Given the facts of this case, the Court is not persuaded that the employees with whom Plaintiff was similarly situated must have dealt with the same supervisor. More recent precedent suggests that similarities need only extend to relevant aspects of the case. For instance, here relevance extends to those who were "engaged in acts of comparable seriousness," Bobo, 665 F.3d at 751, such as being investigated for being under the influence of drugs or alcohol while directly caring for patients.
Of those who engaged in similar conduct, the group should then be narrowed to employees who "were similar in all relevant respects." Id. The Court agrees with Magistrate Judge Whalen's assessment that Plaintiff, a Certified Registered Nurse Anesthetist (CRNA), is not similar in all relevant respects with physicians, who have undergone more medical training and play a different role in patient care. Similarly, the Court agrees what Plaintiff is not similar in all relevant respects to registered nurses, who are not required to attain the same level of education and training as CRNAs and perform a different role in patient care. Providers of medical services who engage in direct patient care,
Regarding geography, the Court finds, as Magistrate Whalen did, that relevancy extends only to the locations where Plaintiff actually worked—Henry Ford Hospital's main campus and four ambulatory centers—rather than every facility at which any of Defendants' thousands of employees works. Finally, as to time, Magistrate Judge Whalen limited that time period to January 2013, finding that discovery back to 2011 was overly broad. As Plaintiff was terminated in December 2014, discovery back to January 2013 provides him with information for the final two years of his employment with Defendants. This time period is temporally relevant to Plaintiff's claims and not contrary to law or clearly erroneous.
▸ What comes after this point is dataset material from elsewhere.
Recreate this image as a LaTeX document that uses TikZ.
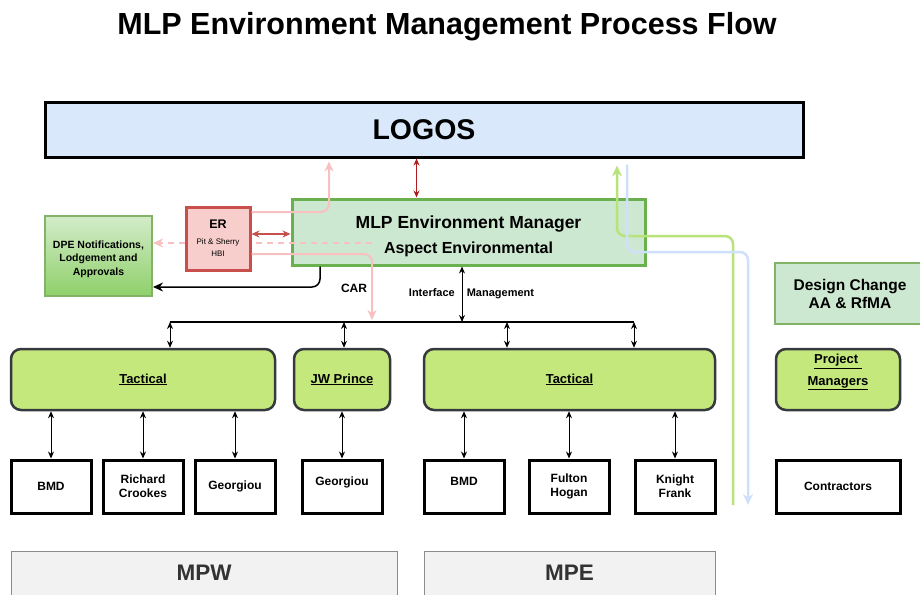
\documentclass[tikz,border=0pt]{standalone}
\usepackage{fontspec}
\usepackage{graphicx}
\setmainfont{Liberation Sans}
\usetikzlibrary{arrows.meta,calc}
\definecolor{logosblue}{HTML}{DAE8FC}
\definecolor{envfill}{HTML}{CDE8D0}
\definecolor{envgreen}{HTML}{6AB04E}
\definecolor{erfill}{HTML}{F8CECC}
\definecolor{erred}{HTML}{C94F4C}
\definecolor{tactfill}{HTML}{C5E87C}
\definecolor{tactborder}{HTML}{36393D}
\definecolor{dpetop}{HTML}{D3ECC9}
\definecolor{dpebot}{HTML}{8FD06A}
\definecolor{dpeborder}{HTML}{82B366}
\definecolor{pinkline}{HTML}{F8C0C0}
\definecolor{darkred}{HTML}{B01C1C}
\definecolor{limeline}{HTML}{B8E27A}
\definecolor{blueline}{HTML}{CFE0FA}
\definecolor{orgfill}{HTML}{F2F2F2}
\definecolor{orgborder}{HTML}{8C8C8C}
\definecolor{orgtext}{HTML}{333333}
\begin{document}
\begin{tikzpicture}[x=1pt,y=-1pt,
  logosbox/.style={draw=black, line width=3pt, fill=logosblue, inner sep=0pt},
  envbox/.style={draw=envgreen, line width=3pt, fill=envfill, inner sep=0pt, align=center},
  erbox/.style={draw=erred, line width=3pt, fill=erfill, inner sep=0pt, align=center},
  dpebox/.style={draw=dpeborder, line width=2pt, top color=dpetop, bottom color=dpebot, inner sep=0pt, align=center, font=\fontsize{10.5}{13}\selectfont\bfseries},
  dcbox/.style={draw=dpeborder, line width=2pt, fill=envfill, inner sep=0pt, align=center, font=\fontsize{15.5}{18}\selectfont\bfseries},
  tactbox/.style={draw=tactborder, line width=2.5pt, fill=tactfill, rounded corners=10pt, minimum height=61pt, inner sep=0pt, align=center, font=\fontsize{13}{20}\selectfont\bfseries},
  leafbox/.style={draw=black, line width=3pt, fill=white, minimum width=80pt, minimum height=53pt, inner sep=0pt, align=center, font=\fontsize{12}{14}\selectfont\bfseries},
  orgbox/.style={draw=orgborder, line width=0.8pt, fill=orgfill, minimum height=44pt, inner sep=0pt, text=orgtext, font=\fontsize{22.5}{25}\selectfont\bfseries},
  dbl/.style={{Stealth[length=7pt,width=6pt]}-{Stealth[length=7pt,width=6pt]}, line width=1pt},
  pinkarrow/.style={draw=pinkline, line width=2pt, -{Stealth[length=10pt,width=9pt]}},
]
\useasboundingbox (0,0) rectangle (920,594);

% title
\node (title) at (447,27) {\fontsize{30.5}{34}\selectfont\bfseries MLP Environment Management Process Flow};

% main boxes
\node[logosbox, minimum width=758pt, minimum height=55pt] (logos) at (424,129.5) {\fontsize{28.5}{32}\selectfont\bfseries LOGOS};
\node[envbox, minimum width=353pt, minimum height=66pt] (mlp) at (468.5,232)
  {\raisebox{0pt}[\dimexpr\height+8pt\relax]{\shortstack{\fontsize{17.5}{20}\selectfont\bfseries MLP Environment Manager\\[7pt]\fontsize{16}{18}\selectfont\bfseries Aspect Environmental}}};
\node[dpebox, minimum width=107pt, minimum height=80pt] (dpe) at (98.5,256)
  {\raisebox{0pt}[\dimexpr\height+6pt\relax]{\shortstack{DPE Notifications,\\[1pt]Lodgement and\\[1pt]Approvals}}};
\node[dcbox, minimum width=150pt, minimum height=61pt] (dc) at (850,293.5)
  {Design Change\\AA \& RfMA};

% tactical level
\node[tactbox, minimum width=264pt] (tacL) at (143,379.5) {\underline{Tactical}};
\node[tactbox, minimum width=96pt] (jw) at (342,379.5) {\underline{JW Prince}};
\node[tactbox, minimum width=291pt] (tacR) at (569.5,379.5) {\underline{Tactical}};
\node[tactbox, minimum width=124pt] (pm) at (838,379.5)
  {\raisebox{19pt}{\shortstack{\underline{Project\ }\\[5pt]\underline{Managers}}}};

% leaf level
\node[leafbox] (bmdA) at (51,486.5) {BMD};
\node[leafbox] (rc) at (143,486.5) {Richard\\Crookes};
\node[leafbox] (geoA) at (235,486.5) {Georgiou};
\node[leafbox] (geoB) at (342,486.5) {\raisebox{11pt}{Georgiou}};
\node[leafbox] (bmdB) at (464,486.5) {\raisebox{11pt}{BMD}};
\node[leafbox] (fh) at (569,486.5) {Fulton\\Hogan};
\node[leafbox] (kf) at (675,486.5) {Knight\\Frank};
\node[leafbox, minimum width=124pt] (con) at (838,486.5) {Contractors};

% organisations
\node[orgbox, minimum width=386pt] (mpw) at (204,573) {MPW};
\node[orgbox, minimum width=291pt] (mpe) at (569.5,573) {MPE};

% helper coordinates
\coordinate (busL) at (170,322);
\coordinate (busM) at (507,322);
\coordinate (busR) at (634,322);
\coordinate (dashstart) at (372,243);
\coordinate (g1) at (617,236);
\coordinate (gEnd) at (733,505);
\coordinate (b1) at (627,252);
\coordinate (bEnd) at (748,505);

% LOGOS <-> MLP
\draw[darkred, line width=1.2pt, {Stealth[length=7pt,width=6pt]}-{Stealth[length=7pt,width=6pt]}]
  ([xshift=-7.5pt]logos.south) -- ([xshift=-7.5pt]logos.south |- mlp.north);

% pink dashed to DPE (behind ER)
\draw[pinkline, line width=2pt, dash pattern=on 6pt off 5pt, -{Stealth[length=10pt,width=9pt]}]
  (dashstart) -- (dashstart -| dpe.east);

% ER box
\node[erbox, minimum width=64pt, minimum height=63pt] (er) at (218,238.5)
  {\fontsize{12.5}{14}\selectfont\bfseries ER\\[4pt]\fontsize{8}{9.5}\selectfont Pit \& Sherry\\\fontsize{8}{9.5}\selectfont HBI};

% ER <-> MLP
\draw[erred, line width=1.5pt, {Stealth[length=8pt,width=7pt]}-{Stealth[length=8pt,width=7pt]}]
  ([yshift=4.5pt]er.east) -- ([yshift=4.5pt]er.east -| mlp.west);

% pink ER -> LOGOS
\draw[pinkarrow, rounded corners=8pt, shorten >=3pt]
  ([yshift=26.5pt]er.east) -| ([xshift=-95pt]logos.south);
% pink ER -> bus
\draw[pinkarrow, rounded corners=8pt]
  ([yshift=-15.5pt]er.east) -| ([yshift=2pt]busL -| dashstart);

% MLP -> DPE (CAR)
\draw[black, line width=1.5pt, rounded corners=8pt, -{Stealth[length=10pt,width=9pt]}]
  ([xshift=-148.5pt]mlp.south) |- ([yshift=-31pt]dpe.east);
\node[font=\fontsize{12}{14}\selectfont\bfseries] (car) at (354,288) {CAR};

% MLP <-> bus
\draw[dbl] ([xshift=-6.5pt]mlp.south) -- ([xshift=-6.5pt]mlp.south |- busL);
\node[inner sep=0pt, font=\fontsize{11}{13}\selectfont\bfseries] (im) at (471.5,294) {Interface\hspace{12pt}Management};

% bus
\draw[line width=1.2pt] (busL) -- (busR);
\draw[dbl] (busL) -- (busL |- tacL.north);
\draw[dbl] ([xshift=2pt]busL -| jw.north) -- ([xshift=2pt]jw.north);
\draw[dbl] (busM) -- (busM |- tacR.north);
\draw[dbl] (busR) -- (busR |- tacR.north);

% tactical -> leaves
\draw[dbl] (tacL.south -| bmdA.north) -- (bmdA.north);
\draw[dbl] (tacL.south -| rc.north) -- (rc.north);
\draw[dbl] (tacL.south -| geoA.north) -- (geoA.north);
\draw[dbl] (jw.south -| geoB.north) -- (geoB.north);
\draw[dbl] (tacR.south -| bmdB.north) -- (bmdB.north);
\draw[dbl] (tacR.south -| fh.north) -- (fh.north);
\draw[dbl] (tacR.south -| kf.north) -- (kf.north);

% green and blue lines
\draw[limeline, line width=2.5pt, rounded corners=8pt, -{Stealth[length=11pt,width=10pt]}, shorten >=7pt]
  (gEnd) |- (g1) -- (g1 |- logos.south);
\draw[blueline, line width=2.5pt, rounded corners=8pt, -{Stealth[length=11pt,width=10pt]}, shorten <=6pt]
  (b1 |- logos.south) -- (b1) -| (bEnd);
\end{tikzpicture}
\end{document}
Accordingly, the Court finds Magistrate Judge Whalen's decision to be consistent with Federal Rule of Civil Procedure 26(b)(1), as the burden or expense of Plaintiff's originally proposed discovery outweighs its likely benefit. Based on the facts in the record and current Sixth Circuit precedent, the Court will affirm Magistrate Judge Whalen's decision. While reasonable jurists could have reached different results, neither party has shown that the decision is clearly erroneous or contrary to law.
The Court has reviewed Magistrate Judge Whalen's order, the transcript of the hearing, and the parties' objections, and finds there is no evidence that the determination was clearly erroneous or contrary to law.